TO BE DONE →
Retype all of the listing exactly, passing over any picture you find.

INFORMATION PROVIDED →
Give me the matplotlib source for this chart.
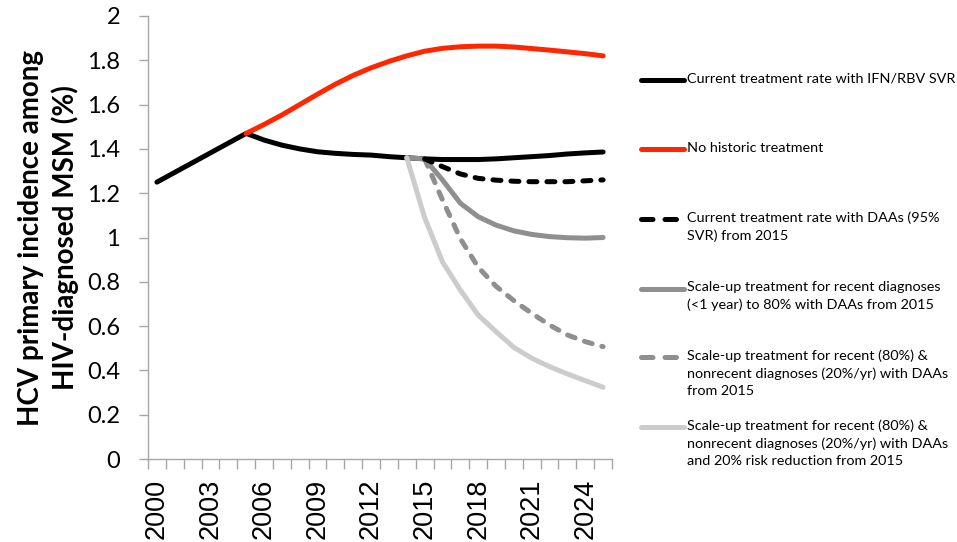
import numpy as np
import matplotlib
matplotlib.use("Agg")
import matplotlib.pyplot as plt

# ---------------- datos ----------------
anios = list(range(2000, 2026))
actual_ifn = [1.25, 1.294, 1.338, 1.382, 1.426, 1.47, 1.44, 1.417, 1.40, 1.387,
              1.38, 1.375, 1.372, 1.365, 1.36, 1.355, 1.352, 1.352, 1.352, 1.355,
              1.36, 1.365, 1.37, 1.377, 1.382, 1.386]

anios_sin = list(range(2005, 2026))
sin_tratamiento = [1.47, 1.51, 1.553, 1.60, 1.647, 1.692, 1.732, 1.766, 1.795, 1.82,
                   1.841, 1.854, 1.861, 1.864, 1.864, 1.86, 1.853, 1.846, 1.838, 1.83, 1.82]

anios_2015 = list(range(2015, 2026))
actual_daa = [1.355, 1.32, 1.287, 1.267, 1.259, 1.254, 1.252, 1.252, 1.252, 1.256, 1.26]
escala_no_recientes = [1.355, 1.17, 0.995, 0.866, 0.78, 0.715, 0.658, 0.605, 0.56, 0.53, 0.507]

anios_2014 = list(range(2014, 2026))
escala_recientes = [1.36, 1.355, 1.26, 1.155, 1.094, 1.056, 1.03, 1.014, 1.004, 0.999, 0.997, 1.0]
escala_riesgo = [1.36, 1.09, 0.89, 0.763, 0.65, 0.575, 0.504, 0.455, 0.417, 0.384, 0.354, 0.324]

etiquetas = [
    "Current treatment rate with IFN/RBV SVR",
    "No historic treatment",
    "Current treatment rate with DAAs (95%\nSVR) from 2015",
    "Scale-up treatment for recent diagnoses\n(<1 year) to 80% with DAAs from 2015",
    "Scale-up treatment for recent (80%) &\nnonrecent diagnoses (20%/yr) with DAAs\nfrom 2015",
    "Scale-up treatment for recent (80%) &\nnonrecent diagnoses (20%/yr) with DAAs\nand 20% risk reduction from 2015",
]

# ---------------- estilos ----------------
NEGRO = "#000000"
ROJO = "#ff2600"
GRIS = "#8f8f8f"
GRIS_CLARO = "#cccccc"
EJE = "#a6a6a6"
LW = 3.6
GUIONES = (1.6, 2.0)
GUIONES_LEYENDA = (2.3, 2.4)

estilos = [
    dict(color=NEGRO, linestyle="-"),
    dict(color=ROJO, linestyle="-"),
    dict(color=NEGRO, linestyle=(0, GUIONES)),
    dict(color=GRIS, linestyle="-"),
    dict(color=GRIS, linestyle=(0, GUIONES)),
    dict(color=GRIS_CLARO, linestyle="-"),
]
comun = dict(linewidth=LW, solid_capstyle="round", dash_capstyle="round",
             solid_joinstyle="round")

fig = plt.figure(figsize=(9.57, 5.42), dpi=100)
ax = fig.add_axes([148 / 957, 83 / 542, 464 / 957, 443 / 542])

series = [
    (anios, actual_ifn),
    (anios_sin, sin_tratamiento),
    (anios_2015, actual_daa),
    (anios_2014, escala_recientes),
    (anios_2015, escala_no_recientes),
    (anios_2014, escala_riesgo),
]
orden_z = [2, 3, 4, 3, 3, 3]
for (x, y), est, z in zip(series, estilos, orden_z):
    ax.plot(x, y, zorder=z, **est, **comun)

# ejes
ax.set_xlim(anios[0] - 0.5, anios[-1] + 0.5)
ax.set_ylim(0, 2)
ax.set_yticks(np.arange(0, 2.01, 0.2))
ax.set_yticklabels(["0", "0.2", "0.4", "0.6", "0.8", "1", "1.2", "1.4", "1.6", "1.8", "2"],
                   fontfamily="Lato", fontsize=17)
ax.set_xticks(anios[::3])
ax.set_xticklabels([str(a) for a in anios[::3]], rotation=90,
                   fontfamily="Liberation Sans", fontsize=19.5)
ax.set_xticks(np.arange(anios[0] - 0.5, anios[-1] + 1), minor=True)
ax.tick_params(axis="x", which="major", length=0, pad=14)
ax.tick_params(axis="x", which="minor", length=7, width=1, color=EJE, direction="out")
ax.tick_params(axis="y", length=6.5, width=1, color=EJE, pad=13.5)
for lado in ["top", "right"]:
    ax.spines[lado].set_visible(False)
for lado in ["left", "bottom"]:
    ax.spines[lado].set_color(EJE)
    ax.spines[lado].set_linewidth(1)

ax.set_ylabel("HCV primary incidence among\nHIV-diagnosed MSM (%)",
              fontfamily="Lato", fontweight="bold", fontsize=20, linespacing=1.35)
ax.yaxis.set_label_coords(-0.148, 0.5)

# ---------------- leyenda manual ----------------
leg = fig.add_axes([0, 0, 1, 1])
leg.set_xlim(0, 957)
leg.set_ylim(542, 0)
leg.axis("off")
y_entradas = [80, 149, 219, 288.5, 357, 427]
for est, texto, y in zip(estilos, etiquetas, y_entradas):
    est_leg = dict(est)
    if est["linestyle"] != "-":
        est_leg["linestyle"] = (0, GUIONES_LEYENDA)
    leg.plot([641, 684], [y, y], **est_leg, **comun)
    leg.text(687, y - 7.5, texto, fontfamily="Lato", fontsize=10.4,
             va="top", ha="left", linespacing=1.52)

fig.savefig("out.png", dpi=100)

SOLUTION BELOW →
Give me the matplotlib source for this chart.
import numpy as np
import matplotlib
matplotlib.use("Agg")
import matplotlib.pyplot as plt

# ---------------- datos ----------------
anios = list(range(2000, 2026))
actual_ifn = [1.25, 1.294, 1.338, 1.382, 1.426, 1.47, 1.44, 1.417, 1.40, 1.387,
              1.38, 1.375, 1.372, 1.365, 1.36, 1.355, 1.352, 1.352, 1.352, 1.355,
              1.36, 1.365, 1.37, 1.377, 1.382, 1.386]

anios_sin = list(range(2005, 2026))
sin_tratamiento = [1.47, 1.51, 1.553, 1.60, 1.647, 1.692, 1.732, 1.766, 1.795, 1.82,
                   1.841, 1.854, 1.861, 1.864, 1.864, 1.86, 1.853, 1.846, 1.838, 1.83, 1.82]

anios_2015 = list(range(2015, 2026))
actual_daa = [1.355, 1.32, 1.287, 1.267, 1.259, 1.254, 1.252, 1.252, 1.252, 1.256, 1.26]
escala_no_recientes = [1.355, 1.17, 0.995, 0.866, 0.78, 0.715, 0.658, 0.605, 0.56, 0.53, 0.507]

anios_2014 = list(range(2014, 2026))
escala_recientes = [1.36, 1.355, 1.26, 1.155, 1.094, 1.056, 1.03, 1.014, 1.004, 0.999, 0.997, 1.0]
escala_riesgo = [1.36, 1.09, 0.89, 0.763, 0.65, 0.575, 0.504, 0.455, 0.417, 0.384, 0.354, 0.324]

etiquetas = [
    "Current treatment rate with IFN/RBV SVR",
    "No historic treatment",
    "Current treatment rate with DAAs (95%\nSVR) from 2015",
    "Scale-up treatment for recent diagnoses\n(<1 year) to 80% with DAAs from 2015",
    "Scale-up treatment for recent (80%) &\nnonrecent diagnoses (20%/yr) with DAAs\nfrom 2015",
    "Scale-up treatment for recent (80%) &\nnonrecent diagnoses (20%/yr) with DAAs\nand 20% risk reduction from 2015",
]

# ---------------- estilos ----------------
NEGRO = "#000000"
ROJO = "#ff2600"
GRIS = "#8f8f8f"
GRIS_CLARO = "#cccccc"
EJE = "#a6a6a6"
LW = 3.6
GUIONES = (1.6, 2.0)
GUIONES_LEYENDA = (2.3, 2.4)

estilos = [
    dict(color=NEGRO, linestyle="-"),
    dict(color=ROJO, linestyle="-"),
    dict(color=NEGRO, linestyle=(0, GUIONES)),
    dict(color=GRIS, linestyle="-"),
    dict(color=GRIS, linestyle=(0, GUIONES)),
    dict(color=GRIS_CLARO, linestyle="-"),
]
comun = dict(linewidth=LW, solid_capstyle="round", dash_capstyle="round",
             solid_joinstyle="round")

fig = plt.figure(figsize=(9.57, 5.42), dpi=100)
ax = fig.add_axes([148 / 957, 83 / 542, 464 / 957, 443 / 542])

series = [
    (anios, actual_ifn),
    (anios_sin, sin_tratamiento),
    (anios_2015, actual_daa),
    (anios_2014, escala_recientes),
    (anios_2015, escala_no_recientes),
    (anios_2014, escala_riesgo),
]
orden_z = [2, 3, 4, 3, 3, 3]
for (x, y), est, z in zip(series, estilos, orden_z):
    ax.plot(x, y, zorder=z, **est, **comun)

# ejes
ax.set_xlim(anios[0] - 0.5, anios[-1] + 0.5)
ax.set_ylim(0, 2)
ax.set_yticks(np.arange(0, 2.01, 0.2))
ax.set_yticklabels(["0", "0.2", "0.4", "0.6", "0.8", "1", "1.2", "1.4", "1.6", "1.8", "2"],
                   fontfamily="Lato", fontsize=17)
ax.set_xticks(anios[::3])
ax.set_xticklabels([str(a) for a in anios[::3]], rotation=90,
                   fontfamily="Liberation Sans", fontsize=19.5)
ax.set_xticks(np.arange(anios[0] - 0.5, anios[-1] + 1), minor=True)
ax.tick_params(axis="x", which="major", length=0, pad=14)
ax.tick_params(axis="x", which="minor", length=7, width=1, color=EJE, direction="out")
ax.tick_params(axis="y", length=6.5, width=1, color=EJE, pad=13.5)
for lado in ["top", "right"]:
    ax.spines[lado].set_visible(False)
for lado in ["left", "bottom"]:
    ax.spines[lado].set_color(EJE)
    ax.spines[lado].set_linewidth(1)

ax.set_ylabel("HCV primary incidence among\nHIV-diagnosed MSM (%)",
              fontfamily="Lato", fontweight="bold", fontsize=20, linespacing=1.35)
ax.yaxis.set_label_coords(-0.148, 0.5)

# ---------------- leyenda manual ----------------
leg = fig.add_axes([0, 0, 1, 1])
leg.set_xlim(0, 957)
leg.set_ylim(542, 0)
leg.axis("off")
y_entradas = [80, 149, 219, 288.5, 357, 427]
for est, texto, y in zip(estilos, etiquetas, y_entradas):
    est_leg = dict(est)
    if est["linestyle"] != "-":
        est_leg["linestyle"] = (0, GUIONES_LEYENDA)
    leg.plot([641, 684], [y, y], **est_leg, **comun)
    leg.text(687, y - 7.5, texto, fontfamily="Lato", fontsize=10.4,
             va="top", ha="left", linespacing=1.52)

fig.savefig("out.png", dpi=100)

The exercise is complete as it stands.